Last year, GEM Enviro collected about 300,000 tonnes of plastic across all categories in India, passing the waste onto collection centres, which then sort and bail it to be transported to recycling facilities, and has collected over 1 mln tonnes since being established in 2014, he told Carbon Pulse.

In 2022-23, GEM Enviro received several hundred million rupees from the sale of EPR credits to multinational corporations, such as large consumer goods and beverage companies.

The 30 or so collection centres that GEM Enviro works with receive waste material from informal waste pickers, who collect plastic waste in cities across India, and from contractors like hotels and restaurants.

“Almost 85-90% of PET plastic in India is collected because it can then be sold at a 10-15% discount to standard polyester fibre, and so there’s big demand for this product,” with networks of waste pickers and collection rates expected to further increase, said Sharma.
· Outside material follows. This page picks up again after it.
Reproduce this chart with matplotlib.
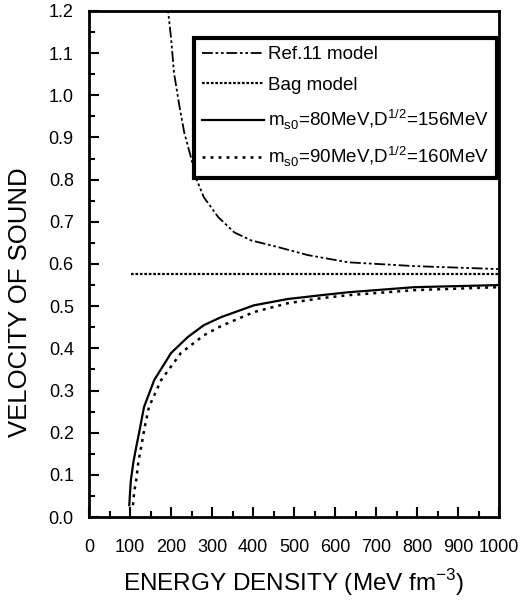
import numpy as np
import matplotlib.pyplot as plt

plt.rcParams['font.family'] = ['Liberation Sans', 'DejaVu Sans']
plt.rcParams['mathtext.fontset'] = 'custom'
plt.rcParams['mathtext.rm'] = 'Liberation Sans'

# values
e_ref = [191, 193, 200, 207, 220, 232, 249, 261, 280, 315, 354, 395, 461, 534, 632, 793, 998]
v_ref = [1.22, 1.197, 1.135, 1.054, 0.976, 0.912, 0.851, 0.803, 0.758, 0.711, 0.675, 0.656, 0.64, 0.621, 0.604, 0.595, 0.588]

e_bag = [102, 1000]
v_bag = [0.5774, 0.5774]

e_80 = [98, 100, 102, 108, 115, 123, 134, 159, 200, 241, 280, 322, 402, 485, 566, 632, 793, 998]
v_80 = [0.028, 0.06, 0.088, 0.13, 0.166, 0.205, 0.261, 0.325, 0.389, 0.427, 0.455, 0.474, 0.502, 0.517, 0.526, 0.533, 0.545, 0.55]

e_90 = [107, 110, 115, 120, 127, 135, 146, 176, 224, 280, 322, 402, 485, 566, 632, 793, 998]
v_90 = [0.028, 0.06, 0.088, 0.13, 0.166, 0.21, 0.261, 0.325, 0.389, 0.431, 0.453, 0.486, 0.507, 0.519, 0.526, 0.538, 0.545]

fig = plt.figure(figsize=(5.21, 6.03), dpi=100)
ax = fig.add_axes([0.171, 0.1426, 0.787, 0.8392])

ax.plot(e_ref, v_ref, color='black', lw=1.3, ls=(0, (6, 1.5, 1.5, 1.5, 1.5, 1.5)), label='Ref.11 model')
ax.plot(e_bag, v_bag, color='black', lw=1.6, ls=(0, (1.2, 0.8)), label='Bag model')
ax.plot(e_80, v_80, color='black', lw=1.6, ls='-', label=r'm$_{\rm s0}$=80MeV,D$^{1/2}$=156MeV')
ax.plot(e_90, v_90, color='black', lw=1.8, ls=(0, (1.2, 2.0)), label=r'm$_{\rm s0}$=90MeV,D$^{1/2}$=160MeV')

ax.set_xlim(0, 1000)
ax.set_ylim(0, 1.2)
ax.set_xticks(np.arange(0, 1001, 100))
ax.set_xticks(np.arange(50, 1000, 100), minor=True)
ax.set_yticks(np.arange(0, 1.21, 0.1))
ax.set_yticks(np.arange(0.05, 1.2, 0.1), minor=True)
ax.set_yticklabels([f'{v:.1f}' for v in np.arange(0, 1.21, 0.1)])
ax.tick_params(which='both', direction='in', width=1.5, labelsize=13, top=False, right=False)
ax.tick_params(which='major', length=7)
ax.tick_params(which='minor', length=4)
ax.tick_params(axis='x', which='major', pad=16)
ax.tick_params(axis='y', which='major', pad=11)
for s in ax.spines.values():
    s.set_linewidth(2)

ax.set_xlabel(r'ENERGY DENSITY (MeV fm$^{-3}$)', fontsize=17.5, labelpad=8)
ax.set_ylabel('VELOCITY OF SOUND', fontsize=18.5)
ax.yaxis.set_label_coords(-0.139, 0.425)

leg = ax.legend(loc='upper right', bbox_to_anchor=(0.995, 0.947), fontsize=13.5,
                frameon=True, fancybox=False, edgecolor='black', framealpha=1,
                handlelength=3.3, handletextpad=0.2, labelspacing=0.72, borderpad=0.45,
                borderaxespad=0)
leg.get_frame().set_linewidth(3)

fig.savefig('out.png', dpi=100)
However, the recycling service paid for by the system of EPR credits is not always sound, he said, as CPCB lacks the manpower to carry out thorough auditing of all recycling facilities.
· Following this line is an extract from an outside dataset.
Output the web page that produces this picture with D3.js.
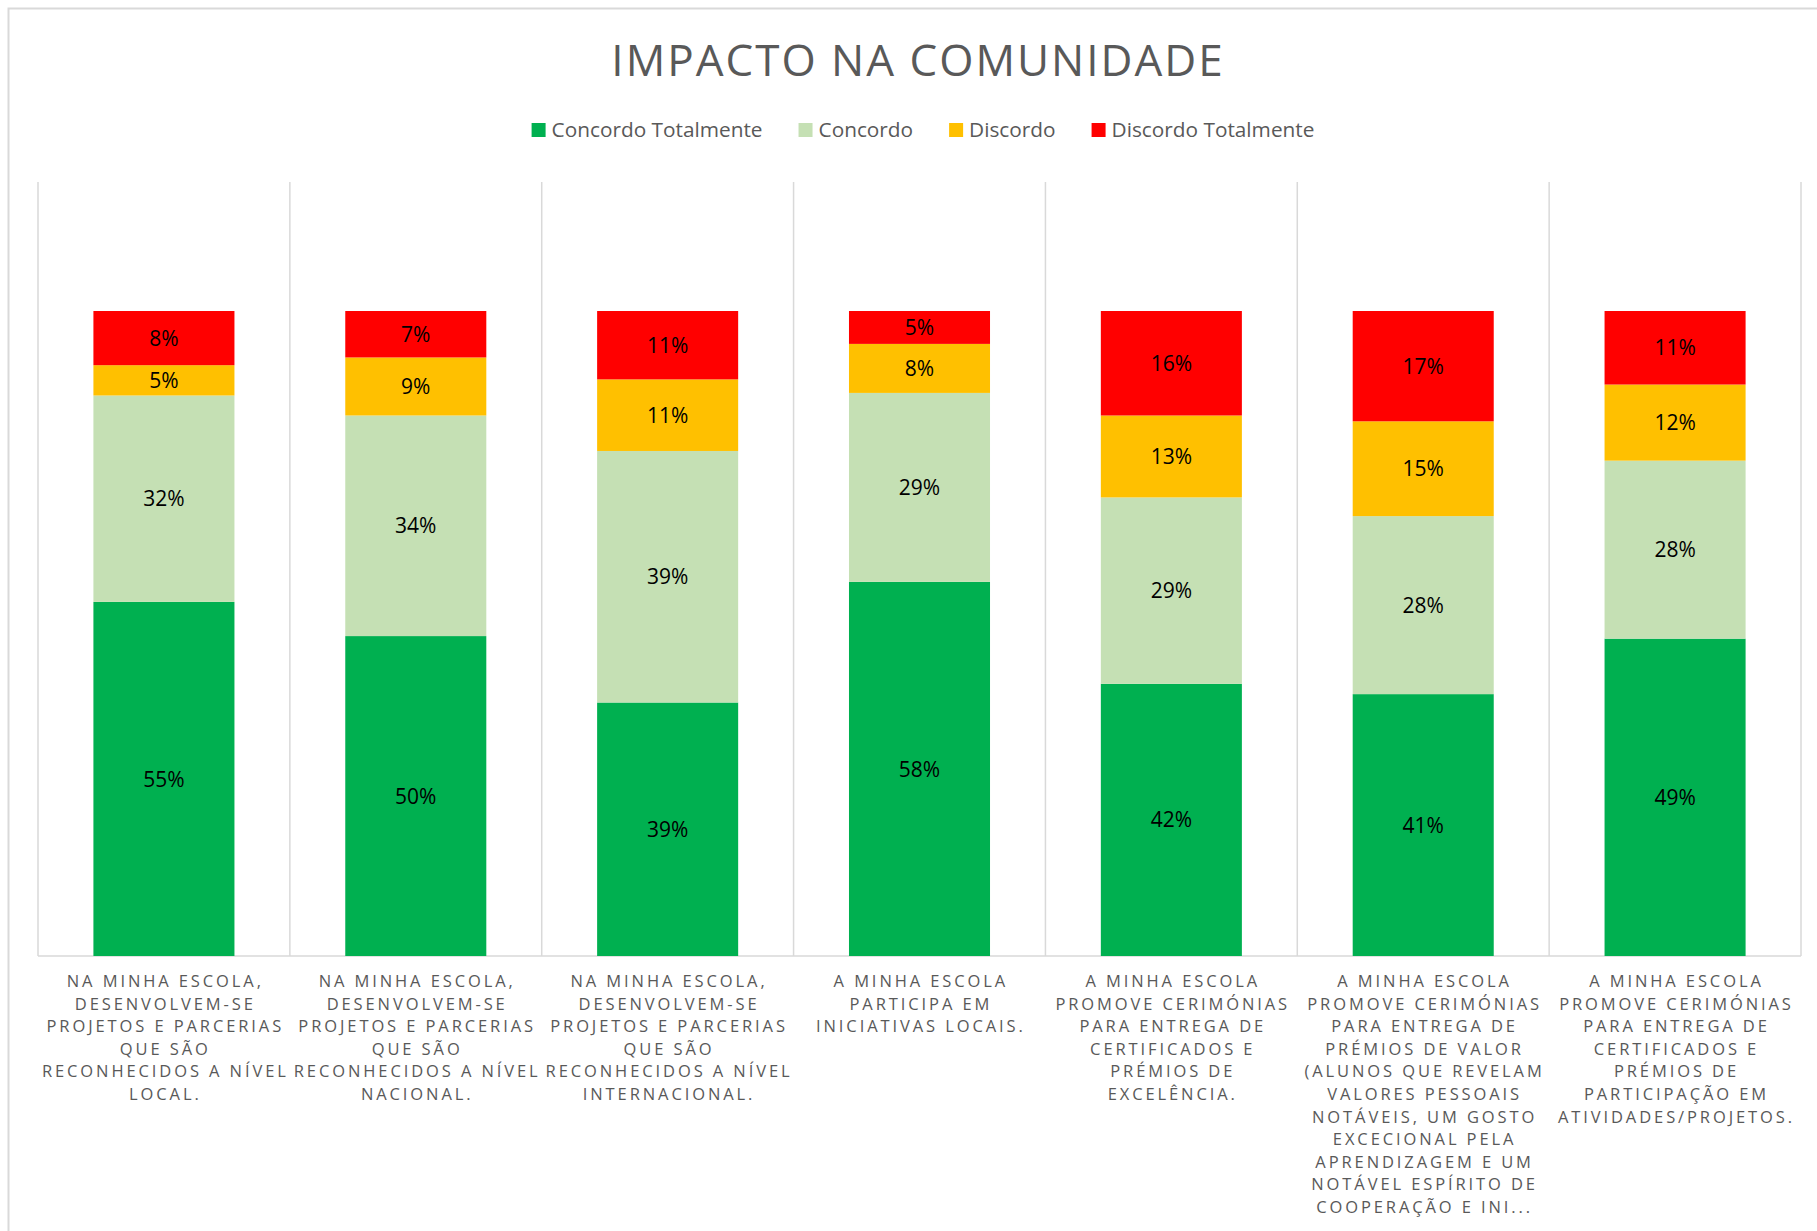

For example, an India-based plastics recycling company generated 900,000 credits last year but was found to be creating false credits, said Sharma. He declined to provide the name of the company.

The generation of EPR credits in an illegal manner pushes down the price of these credits on the market, he said.

MAX & MIN PRICE LEVELS

In a bid to strengthen the market, the Indian government is now looking to develop an exchange mechanism for the exchange of EPR credits between recyclers and brand owners directly, said Sharma.

“It will be something along the lines of a stock exchange with a minimum and a maximum price established for the EPR credits” where the minimum price would be 30% of the environmental compensation, so set at 1.5 rupees/kg, whereas the maximum price would be 5 rupees/kg, covering total environmental compensation, he said.

The mechanism will likely take some time to develop, however, because the CPCB faces lots of infrastructure issues including with its online portal, he added.